Beim Absturz leidet der Zuschauer förmlich physisch mit, aber auch im weiteren Verlauf wird er emotional stark gefordert. Regie-Schlitzohr Zemeckis überschüttet seinen (Anti)-Helden Whip Whitaker zwar mit Problemen gröbsten Kalibers, gemeinsam schaffen es der Filmemacher und sein Hauptdarsteller aber, einen komplizierten und durchaus unsympathischen Mann zur Identifikationsfigur zu machen, mit der man gerne mitfiebert. Der wie immer famose Denzel Washington („Training Day", „American Gangster") umschifft souverän alle Klippen des Trivialen und überspielt diverse Ansätze zum Plakativen mühelos. Seine mitreißende und charismatische Darbietung ist der Dreh- und Angelpunkt des Films. Unterstützung erhält Washington von einer vorzüglichen Nebendarstellerriege, von der John Goodman („The Big Lebowski") als Pusher im Paradiesvogelformat die schillerndsten Auftritte hat, gegen die die zurückhaltend, aber präzise agierenden Bruce Greenwood („Thirteen Days"), Don Cheadle („Boogie Nights") und Kelly Reilly („Sherlock Holmes") keineswegs abfallen. Vor allem Reilly beeindruckt als heroinabhängige Nicole mit einer leise nuancierten Darbietung und ist damit das ideale Gegengewicht zum Zampano Washington.
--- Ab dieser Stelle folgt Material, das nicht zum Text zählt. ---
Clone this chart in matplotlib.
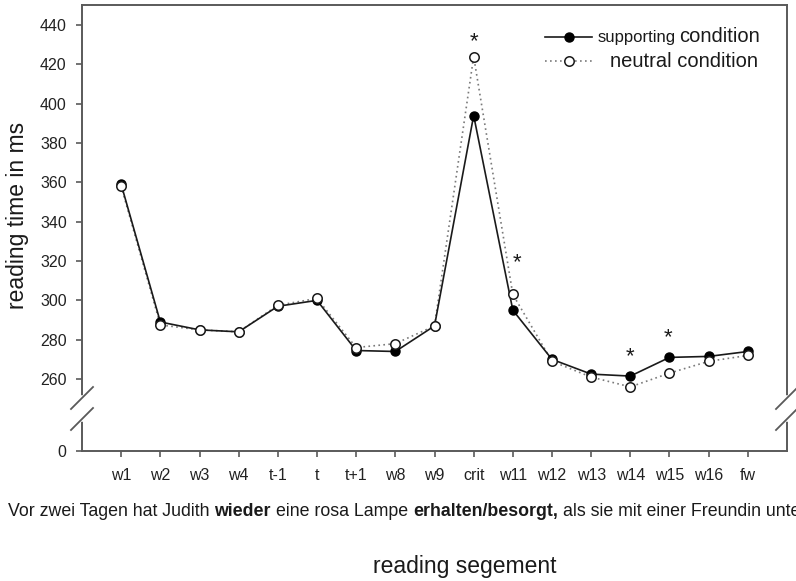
import matplotlib
matplotlib.use("Agg")
import matplotlib.pyplot as plt

plt.rcParams["font.family"] = ["Liberation Sans", "DejaVu Sans"]

# Reading segments (x axis)
segments = ["w1", "w2", "w3", "w4", "t-1", "t", "t+1", "w8", "w9", "crit",
            "w11", "w12", "w13", "w14", "w15", "w16", "fw"]

# Mean reading times (ms) per condition
supporting = [359, 289, 285, 284, 297, 300, 274.5, 274, 287, 394,
              295, 270, 262.5, 261.5, 271, 271.5, 274]
neutral = [358, 287.5, 285, 284, 297.5, 301, 276, 278, 287, 424,
           303, 269, 261, 256, 263, 269, 272]

# Significance markers: segment and height of the asterisk baseline
star_segments = ["crit", "w11", "w14", "w15"]
star_levels = [429.0, 316.5, 268.4, 278.0]
star_shift = [0.0, 0.1, 0.0, -0.05]

# Upper (unbroken) part of the y scale and the value shown below the break
upper_ticks = [260, 280, 300, 320, 340, 360, 380, 400, 420, 440]
y_top = 450.2
y_floor = 223.4   # axis position standing in for 0 below the break

sentence = [("Vor zwei Tagen hat Judith", "normal"),
            ("wieder", "bold"),
            ("eine rosa Lampe", "normal"),
            ("erhalten/besorgt,", "bold"),
            ("als sie mit einer Freundin unterwegs war.", "normal")]

W, H = 796, 581
fig = plt.figure(figsize=(W / 100, H / 100), dpi=100)
ax = fig.add_axes([82 / W, 1 - 451 / H, 705 / W, 446 / H])

spine_col = "#5a5a5a"
x = list(range(len(segments)))

ax.plot(x, neutral, linestyle=(0, (1, 2)), color="#7a7a7a", lw=1.2, zorder=2)
ax.plot(x, supporting, "-", color="#1a1a1a", lw=1.2, marker="o", ms=6.5,
        mfc="black", mec="black", zorder=3)
ax.plot(x, neutral, linestyle="none", marker="o", ms=6.8, mfc="white",
        mec="#1a1a1a", mew=1.1, zorder=4)

for seg, lvl, dx in zip(star_segments, star_levels, star_shift):
    ax.text(segments.index(seg) + dx, lvl, "*", ha="center", va="baseline",
            fontsize=16, color="#1a1a1a", zorder=5)

ax.set_xlim(-1, len(segments))
ax.set_ylim(y_floor, y_top)
ax.set_xticks(x)
ax.set_xticklabels(segments, fontsize=11.5, color="#222222")
ax.set_yticks([y_floor] + upper_ticks)
ax.set_yticklabels(["0"] + [str(v) for v in upper_ticks], fontsize=11.5,
                   color="#222222")
ax.tick_params(axis="both", direction="out", length=4.5, width=1.2,
               color=spine_col)
ax.tick_params(axis="x", pad=7.5)
ax.tick_params(axis="y", pad=6.5)
for sp in ax.spines.values():
    sp.set_color(spine_col)
    sp.set_linewidth(1.4)

# Axis break marks on both vertical spines
gap_lo, gap_hi = (451 - 419) / 446, (451 - 398) / 446
ddx, ddy = 11 / 705, 11 / 446
for xs in (0.0, 1.0):
    ax.plot([xs, xs], [gap_lo, gap_hi], color="white", lw=4,
            transform=ax.transAxes, clip_on=False, zorder=6)
    for yc in (gap_lo, gap_hi):
        ax.plot([xs - ddx, xs + ddx], [yc - ddy, yc + ddy], color=spine_col,
                lw=1.3, transform=ax.transAxes, clip_on=False, zorder=7)

# Legend, drawn by hand
def ax_x(px):
    return (px - 82) / 705

def ax_y(py):
    return (451 - py) / 446

ax.plot([ax_x(545), ax_x(592)], [ax_y(37)] * 2, "-", color="#1a1a1a", lw=1.2,
        transform=ax.transAxes, clip_on=False)
ax.plot([ax_x(569)], [ax_y(37)], "o", ms=6.5, mfc="black", mec="black",
        transform=ax.transAxes, clip_on=False)
ax.plot([ax_x(545), ax_x(592)], [ax_y(61)] * 2, linestyle=(0, (1, 2)),
        color="#7a7a7a", lw=1.2, transform=ax.transAxes, clip_on=False)
ax.plot([ax_x(569)], [ax_y(61)], "o", ms=6.8, mfc="white", mec="#1a1a1a",
        mew=1.1, transform=ax.transAxes, clip_on=False)

renderer = fig.canvas.get_renderer()


def chain_text(pieces, x0, baseline, gap):
    """Place text pieces one after another on a shared baseline (pixels)."""
    xpos = x0
    for txt, weight, size in pieces:
        t = fig.text(xpos / W, 1 - baseline / H, txt, fontsize=size,
                     fontweight=weight, ha="left", va="baseline",
                     color="#1a1a1a")
        bb = t.get_window_extent(renderer)
        xpos = bb.x1 + gap


chain_text([("supporting", "normal", 12), ("condition", "normal", 14.5)],
           598, 42, 3)
chain_text([("neutral condition", "normal", 14.5)], 610, 67, 0)

chain_text([(s, w, 12.8) for s, w in sentence], 8, 516, 5.0)

fig.text(18 / W, 1 - 215 / H, "reading time in ms", rotation=90,
         ha="center", va="center", fontsize=16.5, color="#1a1a1a")
fig.text(465 / W, 1 - 573 / H, "reading segement", ha="center",
         va="baseline", fontsize=16.5, color="#1a1a1a")

fig.savefig("out.png", dpi=100)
Fazit: Mit dem packenden Drama „Flight" kehrt Regisseur Robert Zemeckis auf die Realfilm-Bühne zurück, die er im Jahr 2000 mit seinem Welterfolg „Cast Away - Verschollen" verlassen hatte. Das smarte Schuld-und-Sühne-Melodram ist unerhört intensiv, emotional einnehmend und formal brillant.